§ **Description of the task**:
Leave out all pictures. Return exactly the lines from the top of the material through the line containing "import * as".

## Start Collected data

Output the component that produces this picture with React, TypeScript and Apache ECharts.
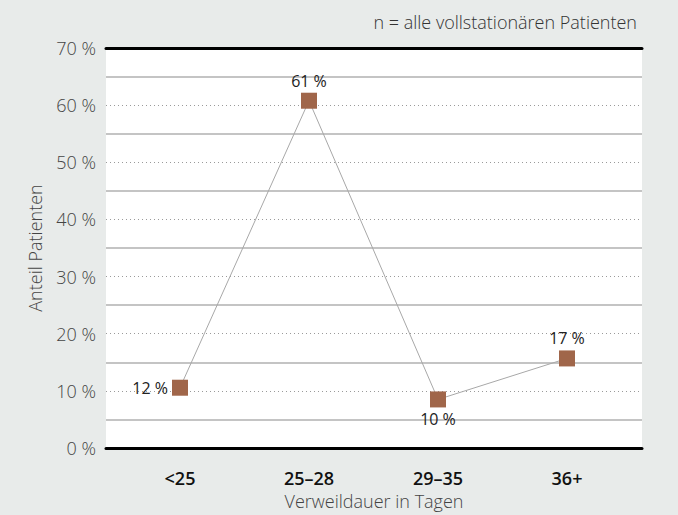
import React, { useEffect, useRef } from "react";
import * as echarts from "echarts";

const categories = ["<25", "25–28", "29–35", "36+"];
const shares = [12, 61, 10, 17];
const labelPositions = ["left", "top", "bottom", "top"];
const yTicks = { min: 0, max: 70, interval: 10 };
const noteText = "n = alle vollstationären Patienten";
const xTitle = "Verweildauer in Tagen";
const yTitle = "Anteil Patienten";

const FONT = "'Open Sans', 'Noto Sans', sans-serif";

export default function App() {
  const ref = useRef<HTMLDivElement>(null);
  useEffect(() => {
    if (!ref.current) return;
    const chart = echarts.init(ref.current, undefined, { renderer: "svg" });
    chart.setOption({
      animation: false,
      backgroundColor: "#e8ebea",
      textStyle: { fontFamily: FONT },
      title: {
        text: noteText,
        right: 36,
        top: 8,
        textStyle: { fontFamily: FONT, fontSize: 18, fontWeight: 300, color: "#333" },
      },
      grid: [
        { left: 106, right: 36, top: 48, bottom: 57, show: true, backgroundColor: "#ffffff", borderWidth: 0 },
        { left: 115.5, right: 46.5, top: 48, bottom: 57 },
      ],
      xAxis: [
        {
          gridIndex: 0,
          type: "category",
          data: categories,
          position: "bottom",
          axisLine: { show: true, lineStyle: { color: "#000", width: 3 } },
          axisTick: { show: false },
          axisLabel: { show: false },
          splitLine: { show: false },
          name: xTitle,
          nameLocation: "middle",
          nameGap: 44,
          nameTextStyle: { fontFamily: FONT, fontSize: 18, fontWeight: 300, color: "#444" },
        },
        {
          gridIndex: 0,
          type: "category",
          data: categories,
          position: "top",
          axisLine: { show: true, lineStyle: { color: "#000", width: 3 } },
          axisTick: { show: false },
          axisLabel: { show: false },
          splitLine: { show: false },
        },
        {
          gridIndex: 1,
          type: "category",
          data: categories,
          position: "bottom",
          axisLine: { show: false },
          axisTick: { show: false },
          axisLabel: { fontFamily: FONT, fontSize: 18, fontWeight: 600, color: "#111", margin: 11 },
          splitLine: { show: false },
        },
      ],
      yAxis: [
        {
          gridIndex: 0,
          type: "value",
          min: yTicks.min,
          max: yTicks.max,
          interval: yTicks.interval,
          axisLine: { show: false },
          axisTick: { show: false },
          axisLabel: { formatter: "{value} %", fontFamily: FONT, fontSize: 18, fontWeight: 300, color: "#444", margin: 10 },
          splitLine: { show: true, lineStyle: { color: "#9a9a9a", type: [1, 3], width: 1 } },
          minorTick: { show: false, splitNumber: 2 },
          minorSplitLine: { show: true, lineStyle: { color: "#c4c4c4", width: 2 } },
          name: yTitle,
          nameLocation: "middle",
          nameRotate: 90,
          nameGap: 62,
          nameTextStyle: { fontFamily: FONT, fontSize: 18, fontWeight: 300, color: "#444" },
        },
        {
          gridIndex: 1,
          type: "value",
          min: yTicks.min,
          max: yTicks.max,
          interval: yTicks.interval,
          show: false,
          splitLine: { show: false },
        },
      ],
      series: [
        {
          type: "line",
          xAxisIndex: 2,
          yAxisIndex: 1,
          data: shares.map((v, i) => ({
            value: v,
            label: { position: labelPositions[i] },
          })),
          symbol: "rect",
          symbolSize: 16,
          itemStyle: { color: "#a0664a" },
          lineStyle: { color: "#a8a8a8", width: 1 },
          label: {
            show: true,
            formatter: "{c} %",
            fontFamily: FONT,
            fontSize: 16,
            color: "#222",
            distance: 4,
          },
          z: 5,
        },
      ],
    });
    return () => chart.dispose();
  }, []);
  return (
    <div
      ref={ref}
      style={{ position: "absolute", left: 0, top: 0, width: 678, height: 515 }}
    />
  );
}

## End Collected data

§ **Task output**:
Output the component that produces this picture with React, TypeScript and Apache ECharts.
import React, { useEffect, useRef } from "react";
import * as echarts from "echarts";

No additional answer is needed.